#### [DATA EXCERPT]
· · · · ·
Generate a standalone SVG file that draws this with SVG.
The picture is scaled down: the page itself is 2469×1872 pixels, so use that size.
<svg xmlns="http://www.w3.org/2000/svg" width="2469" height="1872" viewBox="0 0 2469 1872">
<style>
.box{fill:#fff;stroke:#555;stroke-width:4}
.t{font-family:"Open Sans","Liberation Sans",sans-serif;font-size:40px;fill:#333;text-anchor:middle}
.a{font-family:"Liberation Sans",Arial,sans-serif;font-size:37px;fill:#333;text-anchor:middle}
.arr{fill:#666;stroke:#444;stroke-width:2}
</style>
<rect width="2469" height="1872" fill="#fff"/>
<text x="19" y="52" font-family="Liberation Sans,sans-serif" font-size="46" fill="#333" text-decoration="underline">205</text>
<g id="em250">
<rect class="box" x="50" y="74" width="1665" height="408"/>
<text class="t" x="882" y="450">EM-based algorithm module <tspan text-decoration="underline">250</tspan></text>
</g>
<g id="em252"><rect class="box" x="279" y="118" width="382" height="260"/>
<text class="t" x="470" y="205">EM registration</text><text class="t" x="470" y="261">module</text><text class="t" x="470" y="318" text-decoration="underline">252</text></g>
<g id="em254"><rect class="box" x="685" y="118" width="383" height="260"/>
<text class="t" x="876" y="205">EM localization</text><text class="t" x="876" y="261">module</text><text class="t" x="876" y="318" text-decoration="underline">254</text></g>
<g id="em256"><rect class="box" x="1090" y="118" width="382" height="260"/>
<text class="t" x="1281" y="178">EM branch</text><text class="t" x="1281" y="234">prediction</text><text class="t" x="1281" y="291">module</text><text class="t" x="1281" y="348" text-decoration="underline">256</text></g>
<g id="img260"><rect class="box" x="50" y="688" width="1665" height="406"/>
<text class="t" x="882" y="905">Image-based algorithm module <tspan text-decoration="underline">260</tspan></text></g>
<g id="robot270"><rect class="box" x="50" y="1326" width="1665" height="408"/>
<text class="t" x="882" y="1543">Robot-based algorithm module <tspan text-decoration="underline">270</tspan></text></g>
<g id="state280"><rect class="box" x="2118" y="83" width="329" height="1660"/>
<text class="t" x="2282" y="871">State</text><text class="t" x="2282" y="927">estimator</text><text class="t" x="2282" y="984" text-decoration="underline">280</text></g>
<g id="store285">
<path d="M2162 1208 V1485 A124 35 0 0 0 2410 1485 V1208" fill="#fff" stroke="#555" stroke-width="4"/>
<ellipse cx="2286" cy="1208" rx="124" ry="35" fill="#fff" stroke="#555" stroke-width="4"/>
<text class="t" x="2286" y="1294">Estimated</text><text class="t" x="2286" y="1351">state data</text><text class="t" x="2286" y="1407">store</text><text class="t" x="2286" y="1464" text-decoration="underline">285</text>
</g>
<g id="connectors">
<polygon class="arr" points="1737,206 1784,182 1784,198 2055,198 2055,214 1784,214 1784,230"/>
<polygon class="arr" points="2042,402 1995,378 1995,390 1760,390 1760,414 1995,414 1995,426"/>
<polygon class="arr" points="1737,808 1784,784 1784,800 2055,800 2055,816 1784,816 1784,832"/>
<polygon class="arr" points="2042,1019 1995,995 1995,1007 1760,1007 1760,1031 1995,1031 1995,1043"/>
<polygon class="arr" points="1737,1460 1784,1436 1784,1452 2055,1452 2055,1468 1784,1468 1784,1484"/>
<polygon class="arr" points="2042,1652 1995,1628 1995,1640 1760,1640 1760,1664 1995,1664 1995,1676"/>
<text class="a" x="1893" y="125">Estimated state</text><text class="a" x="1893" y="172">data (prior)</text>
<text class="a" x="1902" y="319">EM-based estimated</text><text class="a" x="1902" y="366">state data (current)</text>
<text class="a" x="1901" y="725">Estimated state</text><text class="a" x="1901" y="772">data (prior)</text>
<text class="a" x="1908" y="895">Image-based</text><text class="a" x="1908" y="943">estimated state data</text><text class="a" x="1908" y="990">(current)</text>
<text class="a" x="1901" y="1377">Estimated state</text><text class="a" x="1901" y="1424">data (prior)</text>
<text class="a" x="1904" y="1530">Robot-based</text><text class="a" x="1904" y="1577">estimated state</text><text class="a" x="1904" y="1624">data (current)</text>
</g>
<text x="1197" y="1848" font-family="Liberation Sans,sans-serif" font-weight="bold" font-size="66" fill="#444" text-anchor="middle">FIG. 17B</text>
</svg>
· · · · ·
Return the full listing, character for character.

Generate a standalone SVG file that draws this with SVG.
The picture is scaled down: the page itself is 2469×1872 pixels, so use that size.
<svg xmlns="http://www.w3.org/2000/svg" width="2469" height="1872" viewBox="0 0 2469 1872">
<style>
.box{fill:#fff;stroke:#555;stroke-width:4}
.t{font-family:"Open Sans","Liberation Sans",sans-serif;font-size:40px;fill:#333;text-anchor:middle}
.a{font-family:"Liberation Sans",Arial,sans-serif;font-size:37px;fill:#333;text-anchor:middle}
.arr{fill:#666;stroke:#444;stroke-width:2}
</style>
<rect width="2469" height="1872" fill="#fff"/>
<text x="19" y="52" font-family="Liberation Sans,sans-serif" font-size="46" fill="#333" text-decoration="underline">205</text>
<g id="em250">
<rect class="box" x="50" y="74" width="1665" height="408"/>
<text class="t" x="882" y="450">EM-based algorithm module <tspan text-decoration="underline">250</tspan></text>
</g>
<g id="em252"><rect class="box" x="279" y="118" width="382" height="260"/>
<text class="t" x="470" y="205">EM registration</text><text class="t" x="470" y="261">module</text><text class="t" x="470" y="318" text-decoration="underline">252</text></g>
<g id="em254"><rect class="box" x="685" y="118" width="383" height="260"/>
<text class="t" x="876" y="205">EM localization</text><text class="t" x="876" y="261">module</text><text class="t" x="876" y="318" text-decoration="underline">254</text></g>
<g id="em256"><rect class="box" x="1090" y="118" width="382" height="260"/>
<text class="t" x="1281" y="178">EM branch</text><text class="t" x="1281" y="234">prediction</text><text class="t" x="1281" y="291">module</text><text class="t" x="1281" y="348" text-decoration="underline">256</text></g>
<g id="img260"><rect class="box" x="50" y="688" width="1665" height="406"/>
<text class="t" x="882" y="905">Image-based algorithm module <tspan text-decoration="underline">260</tspan></text></g>
<g id="robot270"><rect class="box" x="50" y="1326" width="1665" height="408"/>
<text class="t" x="882" y="1543">Robot-based algorithm module <tspan text-decoration="underline">270</tspan></text></g>
<g id="state280"><rect class="box" x="2118" y="83" width="329" height="1660"/>
<text class="t" x="2282" y="871">State</text><text class="t" x="2282" y="927">estimator</text><text class="t" x="2282" y="984" text-decoration="underline">280</text></g>
<g id="store285">
<path d="M2162 1208 V1485 A124 35 0 0 0 2410 1485 V1208" fill="#fff" stroke="#555" stroke-width="4"/>
<ellipse cx="2286" cy="1208" rx="124" ry="35" fill="#fff" stroke="#555" stroke-width="4"/>
<text class="t" x="2286" y="1294">Estimated</text><text class="t" x="2286" y="1351">state data</text><text class="t" x="2286" y="1407">store</text><text class="t" x="2286" y="1464" text-decoration="underline">285</text>
</g>
<g id="connectors">
<polygon class="arr" points="1737,206 1784,182 1784,198 2055,198 2055,214 1784,214 1784,230"/>
<polygon class="arr" points="2042,402 1995,378 1995,390 1760,390 1760,414 1995,414 1995,426"/>
<polygon class="arr" points="1737,808 1784,784 1784,800 2055,800 2055,816 1784,816 1784,832"/>
<polygon class="arr" points="2042,1019 1995,995 1995,1007 1760,1007 1760,1031 1995,1031 1995,1043"/>
<polygon class="arr" points="1737,1460 1784,1436 1784,1452 2055,1452 2055,1468 1784,1468 1784,1484"/>
<polygon class="arr" points="2042,1652 1995,1628 1995,1640 1760,1640 1760,1664 1995,1664 1995,1676"/>
<text class="a" x="1893" y="125">Estimated state</text><text class="a" x="1893" y="172">data (prior)</text>
<text class="a" x="1902" y="319">EM-based estimated</text><text class="a" x="1902" y="366">state data (current)</text>
<text class="a" x="1901" y="725">Estimated state</text><text class="a" x="1901" y="772">data (prior)</text>
<text class="a" x="1908" y="895">Image-based</text><text class="a" x="1908" y="943">estimated state data</text><text class="a" x="1908" y="990">(current)</text>
<text class="a" x="1901" y="1377">Estimated state</text><text class="a" x="1901" y="1424">data (prior)</text>
<text class="a" x="1904" y="1530">Robot-based</text><text class="a" x="1904" y="1577">estimated state</text><text class="a" x="1904" y="1624">data (current)</text>
</g>
<text x="1197" y="1848" font-family="Liberation Sans,sans-serif" font-weight="bold" font-size="66" fill="#444" text-anchor="middle">FIG. 17B</text>
</svg>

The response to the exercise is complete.